Nascono da qui le problematiche giovanili denunciate nel suo libro precedente: “La prima generazione incredula”?
«I giovani si sentono superflui, sentono di vivere in una società che non ha bisogno di loro. E questo va contro la verità della giovinezza, che è forza, che è novità, che è come una cellula staminale che porta in sé la necessità di divenire. Se questo processo non viene messo in moto, quella forza e quella novità ricadono su se stesse. Come si può confidare in una società che tiene le energie migliori nel freezer. E non si tratta di un nodo politico, ma di un nodo culturale... Ce lo dice anche la radice latina della parola giovani, che viene da juvare, essere d’aiuto, contribuire. Mentre i greci usavano la parola neos, cioè nuovo».

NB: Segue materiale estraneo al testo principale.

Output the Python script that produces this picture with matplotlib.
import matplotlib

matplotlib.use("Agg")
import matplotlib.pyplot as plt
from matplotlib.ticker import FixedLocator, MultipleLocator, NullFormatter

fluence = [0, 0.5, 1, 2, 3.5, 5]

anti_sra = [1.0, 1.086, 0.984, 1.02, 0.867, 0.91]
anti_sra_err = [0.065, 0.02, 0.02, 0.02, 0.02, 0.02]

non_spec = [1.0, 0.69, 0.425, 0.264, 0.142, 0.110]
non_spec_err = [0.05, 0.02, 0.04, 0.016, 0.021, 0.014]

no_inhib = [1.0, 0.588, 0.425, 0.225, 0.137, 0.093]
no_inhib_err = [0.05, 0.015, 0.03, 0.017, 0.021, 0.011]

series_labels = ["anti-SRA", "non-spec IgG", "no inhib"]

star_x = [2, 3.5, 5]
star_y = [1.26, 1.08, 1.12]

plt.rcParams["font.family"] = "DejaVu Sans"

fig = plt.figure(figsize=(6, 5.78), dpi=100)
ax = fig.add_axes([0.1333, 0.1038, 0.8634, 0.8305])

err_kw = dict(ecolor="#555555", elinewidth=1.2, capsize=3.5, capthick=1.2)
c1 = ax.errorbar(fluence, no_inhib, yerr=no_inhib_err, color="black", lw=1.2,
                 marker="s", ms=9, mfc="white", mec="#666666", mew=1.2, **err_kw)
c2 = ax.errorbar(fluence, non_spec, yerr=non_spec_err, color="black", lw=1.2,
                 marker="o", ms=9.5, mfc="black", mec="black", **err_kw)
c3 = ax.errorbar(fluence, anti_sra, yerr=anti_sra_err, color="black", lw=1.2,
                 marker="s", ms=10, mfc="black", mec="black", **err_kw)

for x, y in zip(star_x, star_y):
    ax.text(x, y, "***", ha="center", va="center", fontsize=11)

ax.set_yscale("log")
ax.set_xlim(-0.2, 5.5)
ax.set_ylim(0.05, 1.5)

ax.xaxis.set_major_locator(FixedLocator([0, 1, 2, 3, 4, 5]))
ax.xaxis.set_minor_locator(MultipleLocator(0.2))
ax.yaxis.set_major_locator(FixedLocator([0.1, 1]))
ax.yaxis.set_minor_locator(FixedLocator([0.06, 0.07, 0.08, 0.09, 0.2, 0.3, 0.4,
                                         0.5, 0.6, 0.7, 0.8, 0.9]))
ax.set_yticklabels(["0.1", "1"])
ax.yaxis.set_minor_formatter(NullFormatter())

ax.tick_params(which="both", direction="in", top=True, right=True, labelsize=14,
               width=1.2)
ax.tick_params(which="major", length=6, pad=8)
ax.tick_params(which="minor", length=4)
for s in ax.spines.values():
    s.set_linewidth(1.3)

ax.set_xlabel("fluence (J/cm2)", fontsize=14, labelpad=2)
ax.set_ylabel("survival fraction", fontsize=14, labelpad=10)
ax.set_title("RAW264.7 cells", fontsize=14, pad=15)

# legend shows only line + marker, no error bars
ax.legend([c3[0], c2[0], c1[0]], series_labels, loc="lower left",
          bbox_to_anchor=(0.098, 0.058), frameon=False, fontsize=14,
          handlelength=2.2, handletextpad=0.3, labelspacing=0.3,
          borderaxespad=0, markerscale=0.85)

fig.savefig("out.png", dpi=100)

Questo ragionamento vale anche per l’incapacità di trasmettere la fede?
«I giovani nati dopo l’81 (lo dicono le ricerche più recenti) faticano a capire a che serva la fede una volta che si è diventati grandi, proprio perché negli adulti la fede non è vissuta come momento essenziale, come fonte di pienezza e di felicità. Come mi posso interrogare sulle cose ultime se bisogna vivere facendo finta che le esperienze fondanti dell’essere umano (cioè la sofferenza, la fragilità, la morte) non esistano? L’essere umano è fondato sulla consapevolezza della “mancanza” e la felicità viene dall’accettazione serena di questa situazione, che ci apre agli altri e ci apre a Dio».
Insomma, niente genitori niente fede?
«Nei documenti della Chiesa si sostiene da oltre un decennio che bisogna ripartire dagli adulti. Bisogna rievangelizzare l’“adultità” affinché essa mostri il suo profilo migliore, la sua capacità di educare a costruire quel futuro che gli adulti attuali sembra vogliano tenere tutto per sé».
Gli adulti ricomincino a fare cose da adulti, dunque?
«In fondo è la richiesta pressante che viene dal mondo giovanile. La confusione degli adolescenti (e non solo) nasce dall’assenza di “adultità”, che è la madre di tutte le crisi contemporanee: edonismo fine a se stesso, denatalità, identità maschio-femmina, identità padre-madre... Ed emerge chiaro anche in una parte della letteratura recente come, per esempio, in Acciaio di Silvia Avallone, in 30 acrilico 70 lana di Viola Di Grado, in Io e te di Niccolò Ammaniti o nei libri di D’Avenia. Se non si rispetta il “legame d’onore” che lega le generazioni ci si consegna al mercato, a un futuro inconsistente da Peter Pan o da Piccoli principi».